__Information shown__:
####
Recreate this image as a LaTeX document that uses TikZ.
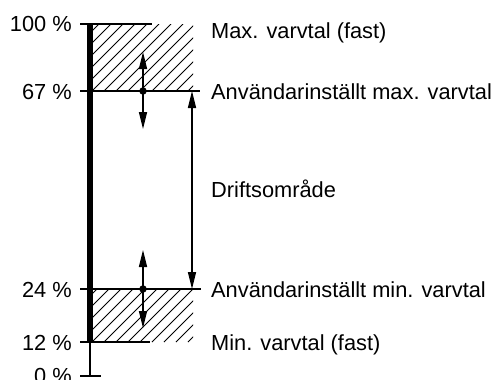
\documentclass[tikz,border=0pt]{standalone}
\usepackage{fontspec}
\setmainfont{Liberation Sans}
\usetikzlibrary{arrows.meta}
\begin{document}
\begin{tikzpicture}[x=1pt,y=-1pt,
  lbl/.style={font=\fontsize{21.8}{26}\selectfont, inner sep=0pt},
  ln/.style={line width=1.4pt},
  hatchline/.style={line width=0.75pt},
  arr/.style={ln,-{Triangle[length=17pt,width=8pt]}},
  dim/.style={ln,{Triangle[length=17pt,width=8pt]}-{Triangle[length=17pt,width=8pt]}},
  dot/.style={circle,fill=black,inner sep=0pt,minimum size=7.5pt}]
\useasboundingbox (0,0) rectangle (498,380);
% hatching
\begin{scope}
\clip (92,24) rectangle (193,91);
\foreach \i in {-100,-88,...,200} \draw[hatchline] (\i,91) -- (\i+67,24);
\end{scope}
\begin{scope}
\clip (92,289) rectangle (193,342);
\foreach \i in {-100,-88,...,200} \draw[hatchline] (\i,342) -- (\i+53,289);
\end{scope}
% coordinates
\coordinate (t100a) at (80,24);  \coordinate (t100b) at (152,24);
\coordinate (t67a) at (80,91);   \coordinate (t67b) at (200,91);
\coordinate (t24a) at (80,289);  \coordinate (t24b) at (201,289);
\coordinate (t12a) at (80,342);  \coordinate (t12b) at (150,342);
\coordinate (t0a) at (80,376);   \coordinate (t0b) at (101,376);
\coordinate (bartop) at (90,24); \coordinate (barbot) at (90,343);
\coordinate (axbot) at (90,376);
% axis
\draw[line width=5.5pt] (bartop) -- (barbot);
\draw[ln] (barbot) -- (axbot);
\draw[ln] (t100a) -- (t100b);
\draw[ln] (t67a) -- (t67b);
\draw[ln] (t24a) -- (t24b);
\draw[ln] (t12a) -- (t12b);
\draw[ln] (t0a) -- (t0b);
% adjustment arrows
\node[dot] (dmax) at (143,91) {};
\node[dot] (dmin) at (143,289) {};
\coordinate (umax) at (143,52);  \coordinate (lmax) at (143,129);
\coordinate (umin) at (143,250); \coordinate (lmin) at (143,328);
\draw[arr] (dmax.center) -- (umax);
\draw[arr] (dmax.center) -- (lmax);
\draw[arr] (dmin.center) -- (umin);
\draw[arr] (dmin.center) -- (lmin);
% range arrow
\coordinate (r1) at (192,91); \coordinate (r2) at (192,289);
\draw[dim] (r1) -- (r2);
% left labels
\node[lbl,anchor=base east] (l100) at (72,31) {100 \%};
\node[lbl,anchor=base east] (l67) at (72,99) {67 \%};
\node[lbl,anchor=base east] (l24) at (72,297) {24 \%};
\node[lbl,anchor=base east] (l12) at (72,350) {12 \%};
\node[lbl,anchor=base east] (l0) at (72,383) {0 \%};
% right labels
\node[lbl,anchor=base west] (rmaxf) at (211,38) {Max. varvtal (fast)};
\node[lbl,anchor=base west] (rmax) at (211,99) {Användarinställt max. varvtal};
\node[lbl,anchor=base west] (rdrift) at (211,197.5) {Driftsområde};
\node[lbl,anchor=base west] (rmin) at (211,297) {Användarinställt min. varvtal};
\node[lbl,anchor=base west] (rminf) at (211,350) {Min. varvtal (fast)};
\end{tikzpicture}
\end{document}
####
__To be done__:
Quote in full the listing given above; the images are to be left out.

__Written answer__:
Recreate this image as a LaTeX document that uses TikZ.
\documentclass[tikz,border=0pt]{standalone}
\usepackage{fontspec}
\setmainfont{Liberation Sans}
\usetikzlibrary{arrows.meta}
\begin{document}
\begin{tikzpicture}[x=1pt,y=-1pt,
  lbl/.style={font=\fontsize{21.8}{26}\selectfont, inner sep=0pt},
  ln/.style={line width=1.4pt},
  hatchline/.style={line width=0.75pt},
  arr/.style={ln,-{Triangle[length=17pt,width=8pt]}},
  dim/.style={ln,{Triangle[length=17pt,width=8pt]}-{Triangle[length=17pt,width=8pt]}},
  dot/.style={circle,fill=black,inner sep=0pt,minimum size=7.5pt}]
\useasboundingbox (0,0) rectangle (498,380);
% hatching
\begin{scope}
\clip (92,24) rectangle (193,91);
\foreach \i in {-100,-88,...,200} \draw[hatchline] (\i,91) -- (\i+67,24);
\end{scope}
\begin{scope}
\clip (92,289) rectangle (193,342);
\foreach \i in {-100,-88,...,200} \draw[hatchline] (\i,342) -- (\i+53,289);
\end{scope}
% coordinates
\coordinate (t100a) at (80,24);  \coordinate (t100b) at (152,24);
\coordinate (t67a) at (80,91);   \coordinate (t67b) at (200,91);
\coordinate (t24a) at (80,289);  \coordinate (t24b) at (201,289);
\coordinate (t12a) at (80,342);  \coordinate (t12b) at (150,342);
\coordinate (t0a) at (80,376);   \coordinate (t0b) at (101,376);
\coordinate (bartop) at (90,24); \coordinate (barbot) at (90,343);
\coordinate (axbot) at (90,376);
% axis
\draw[line width=5.5pt] (bartop) -- (barbot);
\draw[ln] (barbot) -- (axbot);
\draw[ln] (t100a) -- (t100b);
\draw[ln] (t67a) -- (t67b);
\draw[ln] (t24a) -- (t24b);
\draw[ln] (t12a) -- (t12b);
\draw[ln] (t0a) -- (t0b);
% adjustment arrows
\node[dot] (dmax) at (143,91) {};
\node[dot] (dmin) at (143,289) {};
\coordinate (umax) at (143,52);  \coordinate (lmax) at (143,129);
\coordinate (umin) at (143,250); \coordinate (lmin) at (143,328);
\draw[arr] (dmax.center) -- (umax);
\draw[arr] (dmax.center) -- (lmax);
\draw[arr] (dmin.center) -- (umin);
\draw[arr] (dmin.center) -- (lmin);
% range arrow
\coordinate (r1) at (192,91); \coordinate (r2) at (192,289);
\draw[dim] (r1) -- (r2);
% left labels
\node[lbl,anchor=base east] (l100) at (72,31) {100 \%};
\node[lbl,anchor=base east] (l67) at (72,99) {67 \%};
\node[lbl,anchor=base east] (l24) at (72,297) {24 \%};
\node[lbl,anchor=base east] (l12) at (72,350) {12 \%};
\node[lbl,anchor=base east] (l0) at (72,383) {0 \%};
% right labels
\node[lbl,anchor=base west] (rmaxf) at (211,38) {Max. varvtal (fast)};
\node[lbl,anchor=base west] (rmax) at (211,99) {Användarinställt max. varvtal};
\node[lbl,anchor=base west] (rdrift) at (211,197.5) {Driftsområde};
\node[lbl,anchor=base west] (rmin) at (211,297) {Användarinställt min. varvtal};
\node[lbl,anchor=base west] (rminf) at (211,350) {Min. varvtal (fast)};
\end{tikzpicture}
\end{document}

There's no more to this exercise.